#### Data supplied:
>>>
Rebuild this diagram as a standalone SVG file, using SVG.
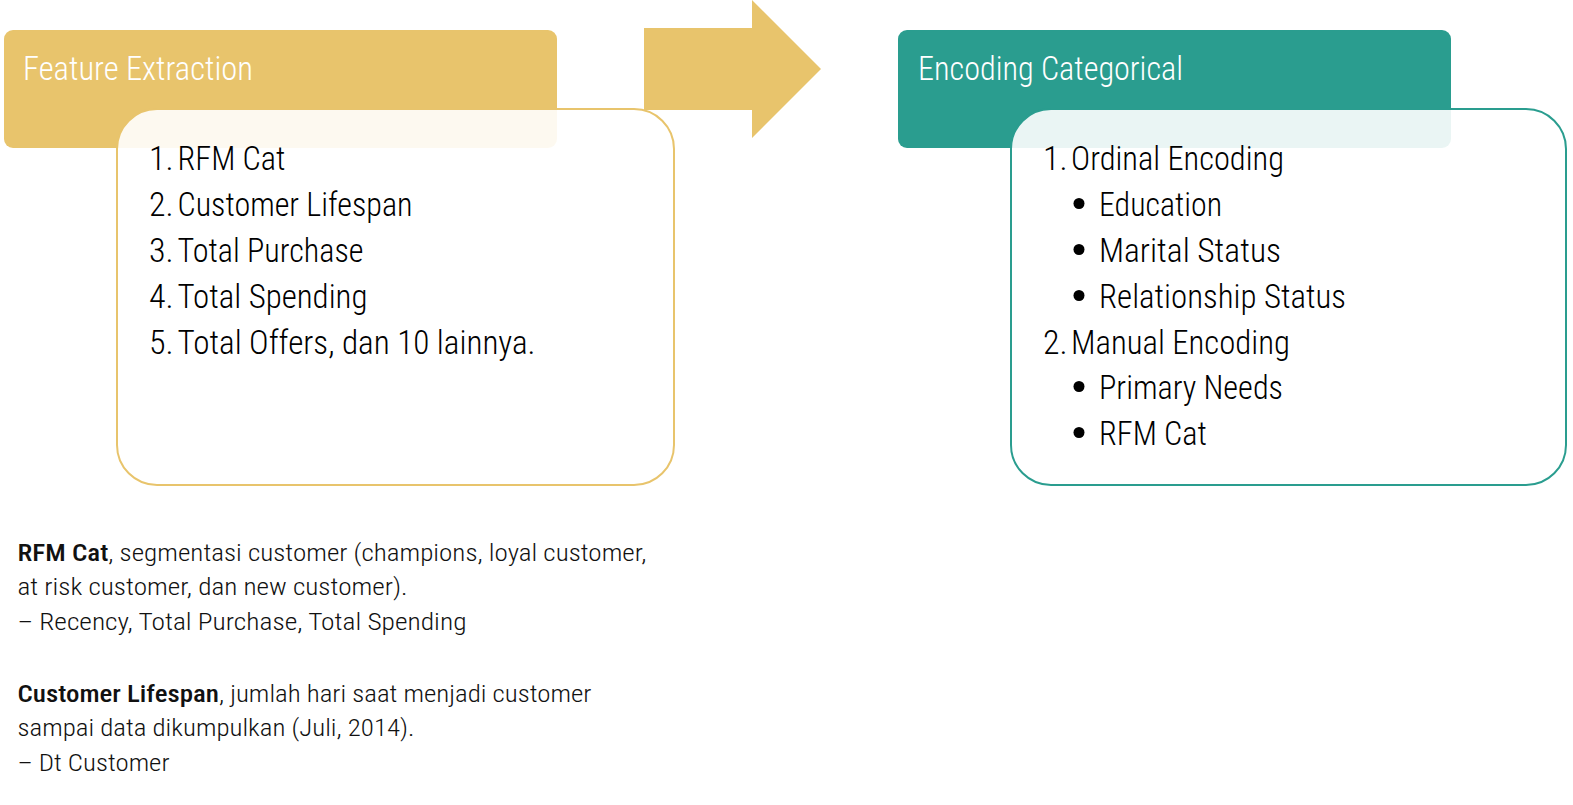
<svg xmlns="http://www.w3.org/2000/svg" width="1573" height="805" viewBox="0 0 1573 805">
  <style>
    text { font-family: "Roboto Condensed", "Liberation Sans Narrow", "Roboto", "Liberation Sans", sans-serif; font-stretch: condensed; font-weight: 300; }
    .hdr { font-size: 34px; fill: #ffffff; }
    .item { font-size: 34px; fill: #000000; }
    .note { font-size: 24px; fill: #111111; }
    .b { font-weight: 500; }
    .gold { fill: #E8C46C; }
    .teal { fill: #2A9D8F; }
    .boxg { fill: #ffffff; fill-opacity: 0.9; stroke: #E8C46C; stroke-width: 2; }
    .boxt { fill: #ffffff; fill-opacity: 0.9; stroke: #2A9D8F; stroke-width: 2; }
  </style>
  <rect width="1573" height="805" fill="#ffffff"/>

  <g id="connectors">
    <polygon class="gold" points="644,28 752,28 752,0 821,69 752,138 752,110 644,110"/>
  </g>

  <g id="node-feature-extraction">
    <rect class="gold" x="4" y="30" width="553" height="118" rx="9"/>
    <text class="hdr" x="23" y="80" textLength="230" lengthAdjust="spacingAndGlyphs">Feature Extraction</text>
    <rect class="boxg" x="117" y="109" width="557" height="376" rx="40"/>
    <text class="item" x="149" y="170">1.</text>
    <text class="item" x="177.5" y="170" textLength="108" lengthAdjust="spacingAndGlyphs">RFM Cat</text>
    <text class="item" x="149" y="216">2.</text>
    <text class="item" x="177.5" y="216" textLength="235" lengthAdjust="spacingAndGlyphs">Customer Lifespan</text>
    <text class="item" x="149" y="262">3.</text>
    <text class="item" x="177.5" y="262" textLength="186" lengthAdjust="spacingAndGlyphs">Total Purchase</text>
    <text class="item" x="149" y="308">4.</text>
    <text class="item" x="177.5" y="308" textLength="190" lengthAdjust="spacingAndGlyphs">Total Spending</text>
    <text class="item" x="149" y="354">5.</text>
    <text class="item" x="177.5" y="354" textLength="358" lengthAdjust="spacingAndGlyphs">Total Offers, dan 10 lainnya.</text>
  </g>

  <g id="node-encoding-categorical">
    <rect class="teal" x="898" y="30" width="553" height="118" rx="9"/>
    <text class="hdr" x="918" y="80" textLength="265" lengthAdjust="spacingAndGlyphs">Encoding Categorical</text>
    <rect class="boxt" x="1011" y="109" width="555" height="376" rx="40"/>
    <text class="item" x="1043" y="170">1.</text>
    <text class="item" x="1071" y="170" textLength="213" lengthAdjust="spacingAndGlyphs">Ordinal Encoding</text>
    <circle cx="1079" cy="203.5" r="5.5" fill="#000"/>
    <text class="item" x="1099" y="216" textLength="123" lengthAdjust="spacingAndGlyphs">Education</text>
    <circle cx="1079" cy="249.5" r="5.5" fill="#000"/>
    <text class="item" x="1099" y="262" textLength="182" lengthAdjust="spacingAndGlyphs">Marital Status</text>
    <circle cx="1079" cy="295.5" r="5.5" fill="#000"/>
    <text class="item" x="1099" y="308" textLength="247" lengthAdjust="spacingAndGlyphs">Relationship Status</text>
    <text class="item" x="1043" y="353.5">2.</text>
    <text class="item" x="1071" y="353.5" textLength="219" lengthAdjust="spacingAndGlyphs">Manual Encoding</text>
    <circle cx="1079" cy="386.5" r="5.5" fill="#000"/>
    <text class="item" x="1099" y="399" textLength="184" lengthAdjust="spacingAndGlyphs">Primary Needs</text>
    <circle cx="1079" cy="432.5" r="5.5" fill="#000"/>
    <text class="item" x="1099" y="445" textLength="108" lengthAdjust="spacingAndGlyphs">RFM Cat</text>
  </g>

  <g id="notes">
    <text class="note" x="17.5" y="560.5" textLength="629" lengthAdjust="spacingAndGlyphs"><tspan class="b">RFM Cat</tspan>, segmentasi customer (champions, loyal customer,</text>
    <text class="note" x="17.5" y="595" textLength="390" lengthAdjust="spacingAndGlyphs">at risk customer, dan new customer).</text>
    <text class="note" x="17.5" y="629.5" textLength="449" lengthAdjust="spacingAndGlyphs">– Recency, Total Purchase, Total Spending</text>
    <text class="note" x="17.5" y="701.5" textLength="574" lengthAdjust="spacingAndGlyphs"><tspan class="b">Customer Lifespan</tspan>, jumlah hari saat menjadi customer</text>
    <text class="note" x="17.5" y="736" textLength="397" lengthAdjust="spacingAndGlyphs">sampai data dikumpulkan (Juli, 2014).</text>
    <text class="note" x="17.5" y="770.5" textLength="152" lengthAdjust="spacingAndGlyphs">– Dt Customer</text>
  </g>
</svg>
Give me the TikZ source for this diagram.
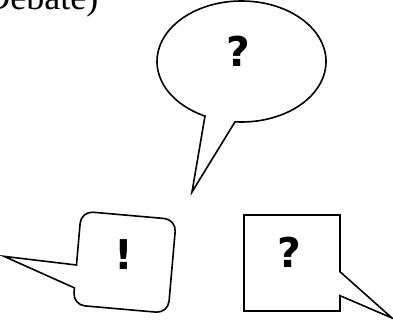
<<<
#### Set exercise:
Transcribe the records above verbatim. Do not carry over any picture.

#### Solved exercise:
Rebuild this diagram as a standalone SVG file, using SVG.
<svg xmlns="http://www.w3.org/2000/svg" width="1573" height="805" viewBox="0 0 1573 805">
  <style>
    text { font-family: "Roboto Condensed", "Liberation Sans Narrow", "Roboto", "Liberation Sans", sans-serif; font-stretch: condensed; font-weight: 300; }
    .hdr { font-size: 34px; fill: #ffffff; }
    .item { font-size: 34px; fill: #000000; }
    .note { font-size: 24px; fill: #111111; }
    .b { font-weight: 500; }
    .gold { fill: #E8C46C; }
    .teal { fill: #2A9D8F; }
    .boxg { fill: #ffffff; fill-opacity: 0.9; stroke: #E8C46C; stroke-width: 2; }
    .boxt { fill: #ffffff; fill-opacity: 0.9; stroke: #2A9D8F; stroke-width: 2; }
  </style>
  <rect width="1573" height="805" fill="#ffffff"/>

  <g id="connectors">
    <polygon class="gold" points="644,28 752,28 752,0 821,69 752,138 752,110 644,110"/>
  </g>

  <g id="node-feature-extraction">
    <rect class="gold" x="4" y="30" width="553" height="118" rx="9"/>
    <text class="hdr" x="23" y="80" textLength="230" lengthAdjust="spacingAndGlyphs">Feature Extraction</text>
    <rect class="boxg" x="117" y="109" width="557" height="376" rx="40"/>
    <text class="item" x="149" y="170">1.</text>
    <text class="item" x="177.5" y="170" textLength="108" lengthAdjust="spacingAndGlyphs">RFM Cat</text>
    <text class="item" x="149" y="216">2.</text>
    <text class="item" x="177.5" y="216" textLength="235" lengthAdjust="spacingAndGlyphs">Customer Lifespan</text>
    <text class="item" x="149" y="262">3.</text>
    <text class="item" x="177.5" y="262" textLength="186" lengthAdjust="spacingAndGlyphs">Total Purchase</text>
    <text class="item" x="149" y="308">4.</text>
    <text class="item" x="177.5" y="308" textLength="190" lengthAdjust="spacingAndGlyphs">Total Spending</text>
    <text class="item" x="149" y="354">5.</text>
    <text class="item" x="177.5" y="354" textLength="358" lengthAdjust="spacingAndGlyphs">Total Offers, dan 10 lainnya.</text>
  </g>

  <g id="node-encoding-categorical">
    <rect class="teal" x="898" y="30" width="553" height="118" rx="9"/>
    <text class="hdr" x="918" y="80" textLength="265" lengthAdjust="spacingAndGlyphs">Encoding Categorical</text>
    <rect class="boxt" x="1011" y="109" width="555" height="376" rx="40"/>
    <text class="item" x="1043" y="170">1.</text>
    <text class="item" x="1071" y="170" textLength="213" lengthAdjust="spacingAndGlyphs">Ordinal Encoding</text>
    <circle cx="1079" cy="203.5" r="5.5" fill="#000"/>
    <text class="item" x="1099" y="216" textLength="123" lengthAdjust="spacingAndGlyphs">Education</text>
    <circle cx="1079" cy="249.5" r="5.5" fill="#000"/>
    <text class="item" x="1099" y="262" textLength="182" lengthAdjust="spacingAndGlyphs">Marital Status</text>
    <circle cx="1079" cy="295.5" r="5.5" fill="#000"/>
    <text class="item" x="1099" y="308" textLength="247" lengthAdjust="spacingAndGlyphs">Relationship Status</text>
    <text class="item" x="1043" y="353.5">2.</text>
    <text class="item" x="1071" y="353.5" textLength="219" lengthAdjust="spacingAndGlyphs">Manual Encoding</text>
    <circle cx="1079" cy="386.5" r="5.5" fill="#000"/>
    <text class="item" x="1099" y="399" textLength="184" lengthAdjust="spacingAndGlyphs">Primary Needs</text>
    <circle cx="1079" cy="432.5" r="5.5" fill="#000"/>
    <text class="item" x="1099" y="445" textLength="108" lengthAdjust="spacingAndGlyphs">RFM Cat</text>
  </g>

  <g id="notes">
    <text class="note" x="17.5" y="560.5" textLength="629" lengthAdjust="spacingAndGlyphs"><tspan class="b">RFM Cat</tspan>, segmentasi customer (champions, loyal customer,</text>
    <text class="note" x="17.5" y="595" textLength="390" lengthAdjust="spacingAndGlyphs">at risk customer, dan new customer).</text>
    <text class="note" x="17.5" y="629.5" textLength="449" lengthAdjust="spacingAndGlyphs">– Recency, Total Purchase, Total Spending</text>
    <text class="note" x="17.5" y="701.5" textLength="574" lengthAdjust="spacingAndGlyphs"><tspan class="b">Customer Lifespan</tspan>, jumlah hari saat menjadi customer</text>
    <text class="note" x="17.5" y="736" textLength="397" lengthAdjust="spacingAndGlyphs">sampai data dikumpulkan (Juli, 2014).</text>
    <text class="note" x="17.5" y="770.5" textLength="152" lengthAdjust="spacingAndGlyphs">– Dt Customer</text>
  </g>
</svg>
Give me the TikZ source for this diagram.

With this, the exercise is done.